I Told Sunset About You
「ITSAY」というタグなどで話題になっていたタイドラマ
I Told Sunset About You
監督 Naruebet Kuno
出演 Teh・・・Putthipong "Billkin" Assaratanakul
Oh-Aew・・・ Krit "PP" Amnuaydechkorn
本作でのBillkin演じるTehはすごく素朴な顔をしています。
高校生時代のそれほど長くはない時間の中、Oh-Aewとの再会や心境の移り変わりを髪型の変化で少しずつ表しているところがいいですね。
PP演じるOh-Aewは率直さと弱さを併せ持った少年で、魔性っぷりが際立っていきます。
少年時代に中国劇に魅せられたTeh。
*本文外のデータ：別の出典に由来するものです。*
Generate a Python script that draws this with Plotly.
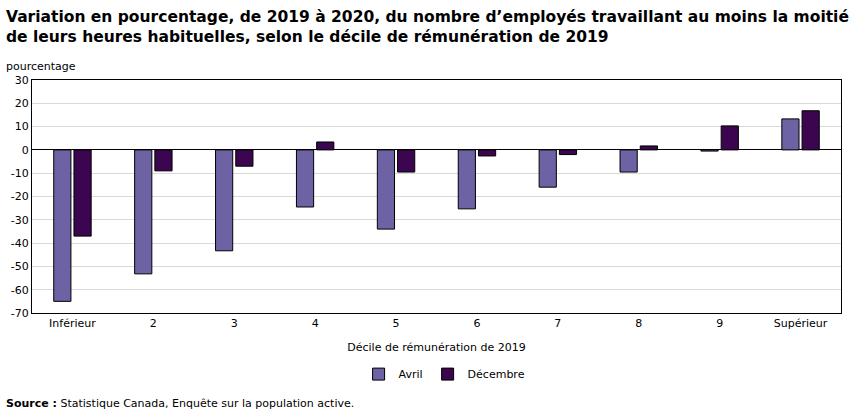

そのTehの影響を受けるも、器用だけれどあまりのめりこむことをしないOh-Aew。ところが彼らの通う小学校での開催された劇でTehが望んでいた主役を得たのはOh-Aewだった。
好きなものに対してまっすぐで努力を惜しまないTehと、器用だけれど集中力の無いOh-Aewの関係性は作品通して続いていきます。
この二人の中に生まれる様々な感情を本当に丁寧に描いている作品です。アクシデントでチューとか、倒れそうになったところを助けて思わず接近、とか、そういうの全然ありません。腐女子にはじれったい展開かもしれません。でも、自分の中にある好きだという気持ちに戸惑ったことがある人、それを抑えようとしたことがある人、自分の中にある好きだという感情に恐れおののいたことがある人、そして自分の中に行き場のない欲望を見つけてしまったことがある人には、きっと刺さる作品です。その戸惑いや恐れを繊細に拾い上げたドラマです。
そしてタイドラマをたくさん見てる人は驚くのではないでしょうか。
どんなタイドラマにもつきものの、ラブコメでもシリアスな作品でも、驚き、喜び、軽い失望などなど心象風景を表す際に使われるみんな同じコミカルな効果音、あれが一切ないのです。
またBGMが多いのもタイドラマの特徴ですが、この作品では音楽をそれほど多用せず、環境音だけがあり、それも彼らの心情に深く集中するのを助けているように思います。
またプーケットでの屋外ロケをふんだんに使用した映像。何故かタイドラマで海に行くシーンが多いのですが、どういうわけか海や空の色がきれいな作品が少ないです(明け方とかまたは曇り空の日に撮るのかなあ??)。ところがこの作品の海は本当にきれいです。
シンメトリーな映像が多く、私はこういう構図にすごくぐっと来るなあ。
よく練られた脚本と素晴らしい演出。そしてふたりとも主演は初めてで、多分それまではそれほど知名度もなかったBILLKINとPPの熱演。
毎話心揺さぶられました。
日本公開が楽しみですし、さらには2021年春にセカンドシーズンが公開されるそうです。待ち遠しいです!